Depending on your bank, they may or may not charge you a small fee for using your debit card as a debit card rather than selecting the credit card option at a point of sale (POS). Check to see what your bank’s policy is for your account. Those 25 and 50 cent fees are like a whole in your packet. Also withdraw money from ATMs in your bank’s network or at the cash register of your favorite store when you pay for your purchases. If your bank charges $3 if you use an ATM outside of the network and the bank that owns the ATM charges you $3 also, you will pay 6% in fees to withdraw $100, 10% for $60, 15% for $40 and 30% for $20. If your goal is to waste money, it would be faster just to shred it.
Honorable mention: You don’t save any money
Any money that must be spent outside of your typical monthly expenditures puts you in dire straits. Any time you get a flat tire, the furnace needs repair or you receive emergency dental work, your world goes into a tail spin and you have to rob Peter to pay Paul. You start a cycle of not paying or shorting one creditor in order to pay another.

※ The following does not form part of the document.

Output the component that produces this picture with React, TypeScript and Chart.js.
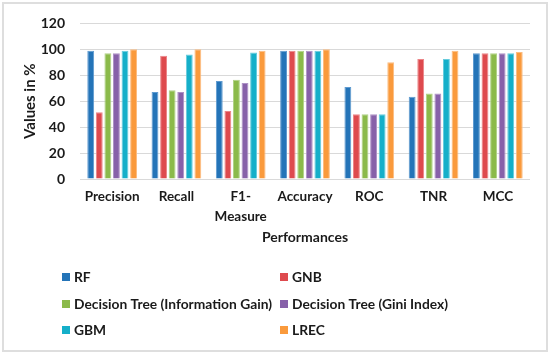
import React, { useEffect, useRef } from "react";
import { Chart, registerables } from "chart.js";

Chart.register(...registerables);

const categories: (string | string[])[] = ["Precision", "Recall", ["F1-", "Measure"], "Accuracy", "ROC", "TNR", "MCC"];
const seriesNames = ["RF", "GNB", "Decision Tree (Information Gain)", "Decision Tree (Gini Index)", "GBM", "LREC"];
const rf = [99, 67, 75.5, 99, 71, 63.5, 97];
const gnb = [51.5, 95, 52.5, 99, 50, 92.5, 97];
const dtInfo = [97, 68.5, 76.5, 99, 50, 66, 97];
const dtGini = [97, 67, 74, 99, 50, 66, 97];
const gbm = [99, 96, 97.5, 99, 50, 92.5, 97];
const lrec = [100, 100, 99, 100, 90, 99, 98];
const seriesValues = [rf, gnb, dtInfo, dtGini, gbm, lrec];
const colors = ["#2474B8", "#DE4A4E", "#8BBA4A", "#8761A9", "#15AFC9", "#FA9A3C"];
const borderColors = ["#5E9AD0", "#EC8588", "#B0D287", "#AE92C6", "#66CCDD", "#FCBC80"];
const yTicks = [0, 20, 40, 60, 80, 100, 120];

const FONT = "Lato, 'Open Sans', sans-serif";

const legendPlugin = {
  id: "twoColLegend",
  afterDraw(chart: any) {
    const ctx = chart.ctx;
    ctx.save();
    ctx.font = `bold 13.8px ${FONT}`;
    ctx.textBaseline = "middle";
    ctx.textAlign = "left";
    const cols = [62, 280];
    const rows = [277, 304, 330];
    chart.data.datasets.forEach((ds: any, i: number) => {
      const x = cols[i % 2];
      const y = rows[Math.floor(i / 2)];
      ctx.fillStyle = ds.backgroundColor;
      ctx.fillRect(x, y - 4, 8, 8);
      ctx.fillStyle = "#1a1a1a";
      ctx.fillText(ds.label, x + 12, y + 1);
    });
    ctx.restore();
  },
};

export default function App() {
  const ref = useRef<HTMLCanvasElement | null>(null);
  useEffect(() => {
    if (!ref.current) return;
    const chart = new Chart(ref.current, {
      type: "bar",
      data: {
        labels: categories,
        datasets: seriesNames.map((name, i) => ({
          label: name,
          data: seriesValues[i],
          backgroundColor: colors[i],
          borderColor: borderColors[i],
          borderWidth: 1,
          categoryPercentage: 0.8,
          barPercentage: 0.8,
        })),
      },
      options: {
        animation: false,
        responsive: false,
        maintainAspectRatio: false,
        layout: { padding: { top: 7, right: 20, bottom: 108, left: 21 } },
        plugins: {
          legend: { display: false },
          tooltip: { enabled: false },
        },
        scales: {
          x: {
            grid: { display: false, drawTicks: false },
            border: { display: false },
            afterFit: (axis: any) => {
              axis.height = 67;
            },
            ticks: {
              color: "#1a1a1a",
              font: { family: FONT, size: 13.5, weight: "bold", lineHeight: 1.45 },
              padding: 8,
              maxRotation: 0,
              autoSkip: false,
            },
            title: {
              display: true,
              text: "Performances",
              color: "#1a1a1a",
              font: { family: FONT, size: 14, weight: "bold" },
              padding: { top: 3, bottom: 0 },
            },
          },
          y: {
            min: 0,
            max: 120,
            afterBuildTicks: (axis: any) => {
              axis.ticks = yTicks.map((v) => ({ value: v }));
            },
            afterFit: (axis: any) => {
              axis.width = 59;
            },
            grid: { color: "#d9d9d9", drawTicks: false, lineWidth: 1 },
            border: { display: false },
            ticks: {
              color: "#1a1a1a",
              font: { family: FONT, size: 14, weight: "bold" },
              padding: 15,
            },
            title: {
              display: true,
              text: "Values in %",
              color: "#1a1a1a",
              font: { family: FONT, size: 15, weight: "bold" },
              padding: { top: 0, bottom: 0 },
            },
          },
        },
      },
      plugins: [legendPlugin],
    });
    return () => chart.destroy();
  }, []);
  return (
    <div style={{ position: "absolute", left: 0, top: 0, width: 550, height: 354, background: "#fff" }}>
      <div
        style={{
          position: "absolute",
          left: 2,
          top: 2,
          width: 542,
          height: 346,
          border: "2px solid #dedede",
          boxSizing: "content-box",
        }}
      />
      <canvas ref={ref} width={550} height={354} style={{ position: "absolute", left: 0, top: 0 }} />
    </div>
  );
}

Nothing is perfect, especially life. Expect the unexpected expense. You say that you don’t have any money? Maybe you don’t. But, If you have bought any fast food, rented any movies or video games, or you’ve gone out for entertainment lately, you have extra money. You just have to decide what is more important. Just think, if you had an emergency fund of one or two thousand dollars, it would probably cover most of your typical emergencies. Pay your bank account first (your savings), then your debts along with living expenses, and then treat yourself with whatever is left over. If your means of living is hire than the average person (upper middle class and higher), increase the amount of your emergency fund. Maybe you need to save $5,000, $8,000 or more. Be honest with yourself and your situation.
1. Your parents never taught you how to manage your money
Your parents taught you about the birds and the bees and they taught you not to take candy from strangers. Although they instructed you in many things, they never educated you on finances. When you were a child and a grandparent or other family member gave you some money, your parents probably didn’t give you much if any instruction to go with it, like how to make your money last. So you proceeded to buy candy, toys or whatever your heart desired without an understanding of a budget.
Your parents probably didn’t teach about credit, what it is, the benefits of good credit and the consequences of bad credit. So you didn’t get a real understanding of it until you began do ruin it. And now that you are in debt, and your credit is ruined, struggling to find a way out of debt has caused you to become a subject matter expert. If you put forth a vigorous effort, you’ll be successful in reestablishing your credit worthiness. In the mean time, stop the cycle. Use your hard earned knowledge to teach your children about managing money. Give them a chance from the word go.